■ Given data:
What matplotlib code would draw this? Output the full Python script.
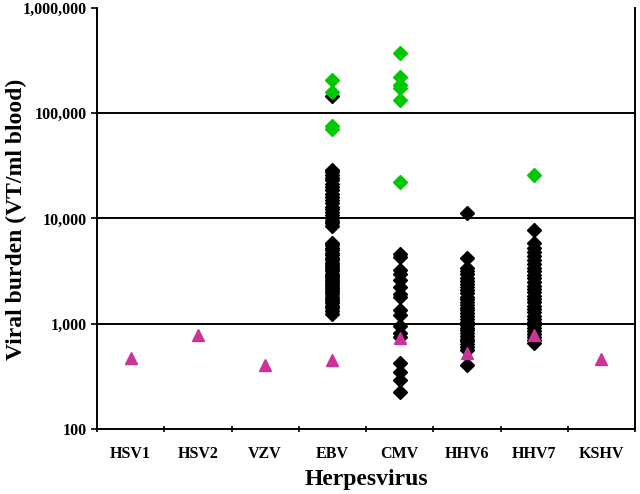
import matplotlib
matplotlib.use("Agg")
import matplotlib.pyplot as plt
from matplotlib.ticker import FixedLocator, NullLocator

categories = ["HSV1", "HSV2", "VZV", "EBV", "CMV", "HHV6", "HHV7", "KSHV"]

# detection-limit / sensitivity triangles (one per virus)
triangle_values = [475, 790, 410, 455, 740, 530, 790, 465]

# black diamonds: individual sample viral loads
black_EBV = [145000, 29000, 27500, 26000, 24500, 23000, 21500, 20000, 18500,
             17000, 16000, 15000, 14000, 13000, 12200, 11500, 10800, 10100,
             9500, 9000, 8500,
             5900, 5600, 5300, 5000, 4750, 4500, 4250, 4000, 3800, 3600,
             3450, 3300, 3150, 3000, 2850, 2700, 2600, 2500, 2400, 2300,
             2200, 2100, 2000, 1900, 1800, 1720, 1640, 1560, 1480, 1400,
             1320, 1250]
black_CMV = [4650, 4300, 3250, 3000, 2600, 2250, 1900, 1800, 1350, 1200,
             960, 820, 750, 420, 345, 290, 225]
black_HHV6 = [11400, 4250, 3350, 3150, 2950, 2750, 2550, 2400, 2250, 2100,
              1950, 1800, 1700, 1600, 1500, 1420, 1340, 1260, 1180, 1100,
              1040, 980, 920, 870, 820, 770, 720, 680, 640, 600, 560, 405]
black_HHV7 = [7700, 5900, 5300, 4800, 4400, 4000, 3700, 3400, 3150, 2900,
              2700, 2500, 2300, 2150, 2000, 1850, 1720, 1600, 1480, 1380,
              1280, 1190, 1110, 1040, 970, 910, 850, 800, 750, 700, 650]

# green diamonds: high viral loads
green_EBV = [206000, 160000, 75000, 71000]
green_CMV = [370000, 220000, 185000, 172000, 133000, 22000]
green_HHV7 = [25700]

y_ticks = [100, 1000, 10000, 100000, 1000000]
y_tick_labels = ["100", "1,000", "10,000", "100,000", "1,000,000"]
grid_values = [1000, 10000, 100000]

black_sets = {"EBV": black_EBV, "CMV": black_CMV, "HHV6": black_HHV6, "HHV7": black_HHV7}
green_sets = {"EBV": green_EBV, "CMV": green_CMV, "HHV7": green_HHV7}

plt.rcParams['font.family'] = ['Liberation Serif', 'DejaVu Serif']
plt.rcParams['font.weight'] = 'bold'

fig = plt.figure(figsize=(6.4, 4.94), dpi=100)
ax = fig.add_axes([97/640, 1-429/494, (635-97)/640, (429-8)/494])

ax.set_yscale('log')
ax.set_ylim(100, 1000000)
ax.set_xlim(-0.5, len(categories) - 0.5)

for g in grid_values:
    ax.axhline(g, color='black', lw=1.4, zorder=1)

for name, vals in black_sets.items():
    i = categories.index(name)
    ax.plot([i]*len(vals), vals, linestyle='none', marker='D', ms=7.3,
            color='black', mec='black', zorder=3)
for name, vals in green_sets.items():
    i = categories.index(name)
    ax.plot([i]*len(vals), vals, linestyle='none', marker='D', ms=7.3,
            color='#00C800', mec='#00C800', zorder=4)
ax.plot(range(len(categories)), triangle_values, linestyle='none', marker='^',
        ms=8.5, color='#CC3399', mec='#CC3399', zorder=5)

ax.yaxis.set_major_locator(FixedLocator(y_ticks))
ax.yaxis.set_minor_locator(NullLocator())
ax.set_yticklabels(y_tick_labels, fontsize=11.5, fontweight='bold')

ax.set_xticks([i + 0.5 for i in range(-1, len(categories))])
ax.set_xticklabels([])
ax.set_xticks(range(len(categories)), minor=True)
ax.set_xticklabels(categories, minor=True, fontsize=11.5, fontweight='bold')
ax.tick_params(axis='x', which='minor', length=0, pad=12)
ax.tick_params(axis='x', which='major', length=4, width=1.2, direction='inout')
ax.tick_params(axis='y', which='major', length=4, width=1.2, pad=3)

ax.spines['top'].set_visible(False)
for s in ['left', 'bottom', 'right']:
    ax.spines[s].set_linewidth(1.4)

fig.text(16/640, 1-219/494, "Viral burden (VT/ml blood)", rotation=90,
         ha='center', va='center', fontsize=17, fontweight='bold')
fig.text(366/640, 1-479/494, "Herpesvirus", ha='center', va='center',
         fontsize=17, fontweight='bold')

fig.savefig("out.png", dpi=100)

■ Exercise aim: Repeat, exactly and in full, each line from the start of the data to the line that contains "triangle_values = [475, 790, 410, 455, 740, 530, 790, 465]". Pictures do not go in.

■ Finished exercise:
What matplotlib code would draw this? Output the full Python script.
import matplotlib
matplotlib.use("Agg")
import matplotlib.pyplot as plt
from matplotlib.ticker import FixedLocator, NullLocator

categories = ["HSV1", "HSV2", "VZV", "EBV", "CMV", "HHV6", "HHV7", "KSHV"]

# detection-limit / sensitivity triangles (one per virus)
triangle_values = [475, 790, 410, 455, 740, 530, 790, 465]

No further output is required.